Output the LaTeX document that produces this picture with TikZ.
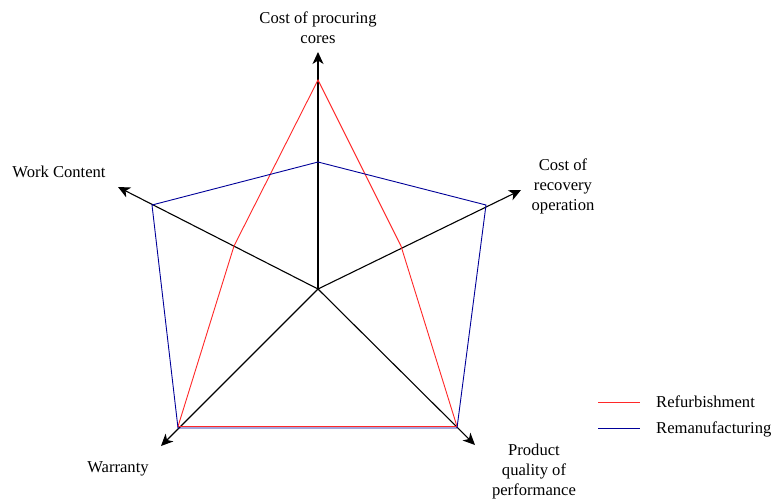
\documentclass[tikz,border=0pt]{standalone}
\usepackage{fontspec}
\setmainfont{Liberation Serif}
\usetikzlibrary{arrows.meta}
\definecolor{refurb}{RGB}{255,40,40}
\definecolor{reman}{RGB}{0,0,153}
\begin{document}
\begin{tikzpicture}[x=1pt,y=-1pt,
  axis/.style={draw=black,line width=1.1pt,-{Stealth[length=12pt,width=11pt,inset=3.5pt]}},
  series/.style={line width=0.9pt,line join=miter},
  lbl/.style={align=center,font=\fontsize{16.6}{20}\selectfont,inner sep=0pt},
  legtext/.style={anchor=west,font=\fontsize{16.6}{20}\selectfont,inner sep=0pt}]
  \useasboundingbox[fill=white] (0,0) rectangle (771,499);

  % centre and axis end points
  \coordinate (o) at (318,289);
  \coordinate (tA) at (318,52);
  \coordinate (tB) at (521,190);
  \coordinate (tC) at (475,445);
  \coordinate (tD) at (161,446);
  \coordinate (tE) at (118,187);

  % axes
  \draw[axis] (o) -- (tA);
  \draw[axis] (o) -- (tB);
  \draw[axis] (o) -- (tC);
  \draw[axis] (o) -- (tD);
  \draw[axis] (o) -- (tE);

  % refurbishment profile
  \coordinate (r1) at (318,80);
  \coordinate (r2) at (401,246);
  \coordinate (r3) at (457,426.5);
  \coordinate (r4) at (178,426.5);
  \coordinate (r5) at (234,246);
  \draw[series,refurb] (r1) -- (r2) -- (r3) -- (r4) -- (r5) -- cycle;

  % remanufacturing profile
  \coordinate (m1) at (318,162);
  \coordinate (m2) at (486,205);
  \coordinate (m3) at (457,428);
  \coordinate (m4) at (178,428);
  \coordinate (m5) at (152,205);
  \draw[series,reman] (m1) -- (m2) -- (m3) -- (m4) -- (m5) -- cycle;

  % axis labels
  \node[lbl] (lA) at (318,28) {Cost of procuring\\cores};
  \node[lbl] (lB) at (563,186) {Cost of\\recovery\\operation};
  \node[lbl] (lC) at (534,471) {Product\\quality of\\performance};
  \node[lbl] (lD) at (118,469) {Warranty};
  \node[lbl] (lE) at (59,172) {Work Content};

  % legend
  \coordinate (k1a) at (598,402);
  \coordinate (k1b) at (640,402);
  \coordinate (k2a) at (598,428);
  \coordinate (k2b) at (640,428);
  \draw[series,refurb] (k1a) -- (k1b);
  \draw[series,reman] (k2a) -- (k2b);
  \node[legtext] (t1) at (656,402) {Refurbishment};
  \node[legtext] (t2) at (656,429) {Remanufacturing};
\end{tikzpicture}
\end{document}
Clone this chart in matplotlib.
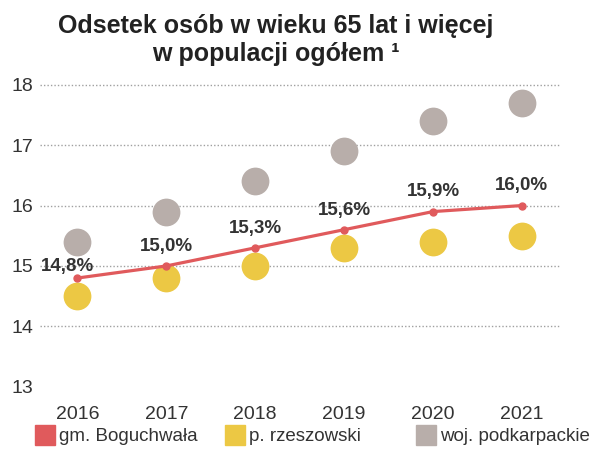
import matplotlib.pyplot as plt
from matplotlib.lines import Line2D

plt.rcParams['font.family'] = ['Liberation Sans', 'DejaVu Sans']

# --- DATA ---
years = [2016, 2017, 2018, 2019, 2020, 2021]
gmina = [14.8, 15.0, 15.3, 15.6, 15.9, 16.0]
powiat = [14.5, 14.8, 15.0, 15.3, 15.4, 15.5]
wojewodztwo = [15.4, 15.9, 16.4, 16.9, 17.4, 17.7]
gmina_labels = ["14,8%", "15,0%", "15,3%", "15,6%", "15,9%", "16,0%"]
yticks = [13, 14, 15, 16, 17, 18]
grid_levels = [14, 15, 16, 17, 18]

RED = "#e05a5c"
YELLOW = "#ecc844"
GRAY = "#b8aeaa"
TXT = "#333333"

fig = plt.figure(figsize=(5.99, 4.49), dpi=100)
ax = fig.add_axes([0.067, 0.105, 0.868, 0.713])

ax.scatter(years, wojewodztwo, s=400, color=GRAY, zorder=2, linewidths=0)
ax.scatter(years, powiat, s=400, color=YELLOW, zorder=2, linewidths=0)
ax.plot(years, gmina, color=RED, lw=2.3, marker="o", ms=5, zorder=3)

# etichette sopra la linea rossa
for i, (x, y, lab) in enumerate(zip(years, gmina, gmina_labels)):
    dy = 2 if i == 0 else 8
    dx = -7 if i == 0 else 0
    ax.annotate(lab, xy=(x, y), xytext=(dx, dy), textcoords="offset points",
                ha="center", va="bottom", fontsize=13.5, fontweight="bold",
                color=TXT, zorder=4)

ax.set_xlim(2015.58, 2021.43)
ax.set_ylim(12.75, 18.05)
ax.set_xticks(years)
ax.set_yticks(yticks)
ax.tick_params(axis="both", length=0, labelsize=14, colors=TXT)
ax.tick_params(axis="x", pad=3)
ax.tick_params(axis="y", pad=5)

for v in grid_levels:
    ax.axhline(v, color="#a0a0a0", lw=1, ls=(0, (1, 1.5)), zorder=1)

for s in ax.spines.values():
    s.set_visible(False)

fig.text(0.46, 0.968, "Odsetek osób w wieku 65 lat i więcej\nw populacji ogółem ¹",
         ha="center", va="top", fontsize=18, fontweight="bold",
         color="#222222", linespacing=1.2)

# legenda
items = [(RED, "gm. Boguchwała", 0.060), (YELLOW, "p. rzeszowski", 0.377),
         (GRAY, "woj. podkarpackie", 0.696)]
for col, lab, xpos in items:
    h = Line2D([], [], marker="s", ls="none", color=col, markersize=14.5)
    fig.legend([h], [lab], loc="center left", bbox_to_anchor=(xpos, 0.027),
               frameon=False, fontsize=13.5, handletextpad=0.25,
               borderpad=0, borderaxespad=0, handlelength=1.0,
               labelcolor=TXT)

plt.savefig("out.png", dpi=100)
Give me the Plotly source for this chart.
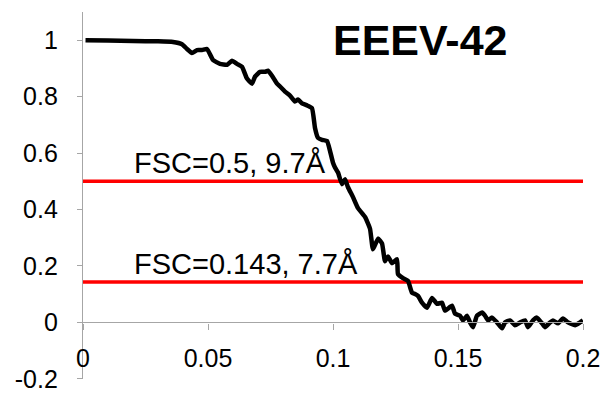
import plotly.graph_objects as go

# Spatial frequency (1/Å) and FSC values
freq = [0.001, 0.010, 0.020, 0.030, 0.036, 0.0396, 0.0416, 0.0436, 0.0456, 0.0476, 0.0496,
        0.052, 0.0548, 0.0576, 0.0596, 0.0616, 0.0636, 0.0656, 0.0676, 0.0688, 0.0708,
        0.0728, 0.074, 0.0756, 0.0776, 0.0788, 0.0808, 0.0828, 0.0848, 0.086, 0.0876,
        0.0896, 0.0916, 0.0928, 0.094, 0.0956, 0.0976, 0.0988, 0.100, 0.1008, 0.102,
        0.1036, 0.1048, 0.106, 0.108, 0.110, 0.1128, 0.1148, 0.116, 0.118, 0.1196,
        0.1208, 0.122, 0.1236, 0.1256, 0.126, 0.128, 0.130, 0.1316, 0.1328, 0.134,
        0.1356, 0.1376, 0.1396, 0.1416, 0.1436, 0.1448, 0.1476, 0.1488, 0.1508, 0.152,
        0.1536, 0.1548, 0.156, 0.1576, 0.1596, 0.1608, 0.162, 0.1636, 0.1656, 0.1676,
        0.1688, 0.1708, 0.1728, 0.1748, 0.1768, 0.178, 0.180, 0.1816, 0.1836, 0.1848,
        0.1868, 0.188, 0.190, 0.192, 0.194, 0.1968, 0.1988, 0.200]
fsc = [1.000, 0.999, 0.997, 0.996, 0.994, 0.986, 0.969, 0.955, 0.965, 0.965, 0.969,
       0.930, 0.916, 0.913, 0.927, 0.916, 0.906, 0.864, 0.846, 0.871, 0.888,
       0.888, 0.892, 0.874, 0.846, 0.836, 0.818, 0.804, 0.783, 0.790, 0.776,
       0.769, 0.759, 0.689, 0.654, 0.647, 0.643, 0.608, 0.566, 0.549, 0.531,
       0.490, 0.507, 0.479, 0.444, 0.405, 0.374, 0.332, 0.259, 0.297, 0.280,
       0.217, 0.234, 0.210, 0.224, 0.171, 0.157, 0.147, 0.105, 0.101, 0.094,
       0.070, 0.052, 0.087, 0.066, 0.070, 0.042, 0.059, 0.031, 0.024, 0.007,
       0.024, 0.000, -0.017, 0.024, 0.035, 0.024, 0.007, 0.017, 0.000, -0.021,
       0.000, 0.007, -0.010, 0.000, 0.007, -0.017, 0.007, 0.017, -0.003, -0.017,
       0.000, 0.007, -0.003, 0.014, 0.000, -0.010, 0.000, 0.007]

thresholds = [0.5, 0.143]
threshold_labels = ["FSC=0.5, 9.7Å", "FSC=0.143, 7.7Å"]
x_span = [0.0, 0.2]
x_ticks = [0, 0.05, 0.1, 0.15, 0.2]
x_tick_text = ["0", "0.05", "0.1", "0.15", "0.2"]
y_ticks = [-0.2, 0, 0.2, 0.4, 0.6, 0.8, 1]
y_tick_text = ["-0.2", "0", "0.2", "0.4", "0.6", "0.8", "1"]
title_text = "EEEV-42"

FONT = "Liberation Sans, Arial, sans-serif"
y_range = [-0.2005, 1.1]

fig = go.Figure()
for t in thresholds:
    fig.add_trace(go.Scatter(x=x_span, y=[t, t], mode="lines",
                             line=dict(color="#ff0000", width=3.5),
                             hoverinfo="skip", showlegend=False))
fig.add_trace(go.Scatter(x=freq, y=fsc, mode="lines",
                         line=dict(color="black", width=4.5, shape="spline", smoothing=0.4),
                         showlegend=False))

for t, lab in zip(thresholds, threshold_labels):
    fig.add_annotation(x=0.0195, y=t, xref="x", yref="y", text=lab, showarrow=False,
                       xanchor="left", yanchor="bottom", yshift=0,
                       font=dict(family=FONT, size=29, color="black"))

fig.add_annotation(x=0.135, y=1.0, xref="x", yref="y", text="<b>%s</b>" % title_text,
                   showarrow=False, xanchor="center", yanchor="middle",
                   font=dict(family=FONT, size=43, color="black"))

zero_pos = (0 - y_range[0]) / (y_range[1] - y_range[0])

fig.update_layout(
    width=603, height=394,
    margin=dict(l=83, r=20, t=12, b=15),
    paper_bgcolor="white", plot_bgcolor="white",
    showlegend=False,
    xaxis=dict(range=[0, 0.2], tickvals=x_ticks, ticktext=x_tick_text,
               showgrid=False, zeroline=False, showline=True, linecolor="#a6a6a6",
               linewidth=1.3, ticks="outside", ticklen=6, tickcolor="#a6a6a6",
               anchor="free", position=zero_pos, automargin=False,
               ticklabelstandoff=7, ticklabeloverflow="allow",
               tickfont=dict(family=FONT, size=25, color="black")),
    yaxis=dict(range=y_range, tickvals=y_ticks, ticktext=y_tick_text,
               showgrid=False, zeroline=False, showline=True, linecolor="#a6a6a6",
               linewidth=1.3, ticks="outside", ticklen=5, tickcolor="#a6a6a6",
               automargin=False, ticklabelstandoff=14, ticklabeloverflow="allow",
               tickfont=dict(family=FONT, size=25, color="black")),
)

fig.write_html("out.html")
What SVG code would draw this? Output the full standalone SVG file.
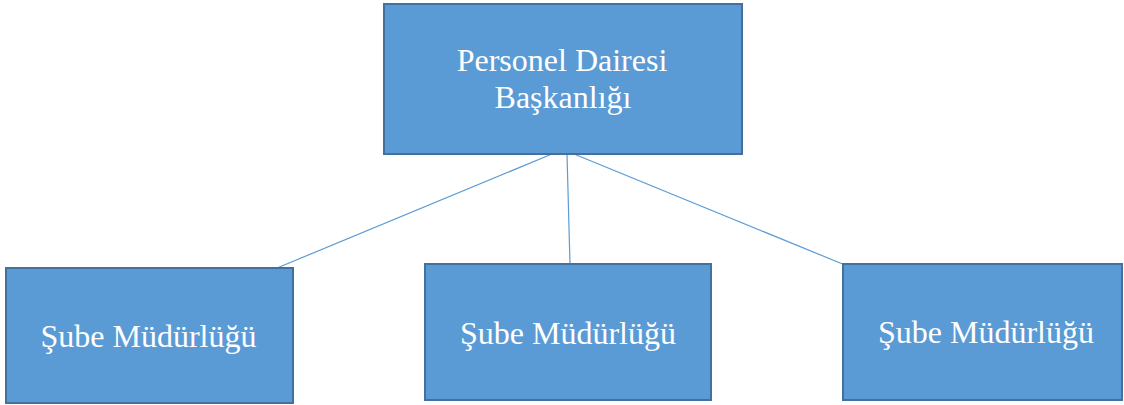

- _Goal_:
Do not include pictures. Give again exactly the lines starting at the one with "Clone this chart in matplotlib." and ending at the one with "plt.rcParams['font.family'] = ['Liberation", both included.

- _Right answer_:
Clone this chart in matplotlib.
import matplotlib.pyplot as plt
from matplotlib.lines import Line2D

plt.rcParams['font.family'] = ['Liberation Sans', 'DejaVu Sans']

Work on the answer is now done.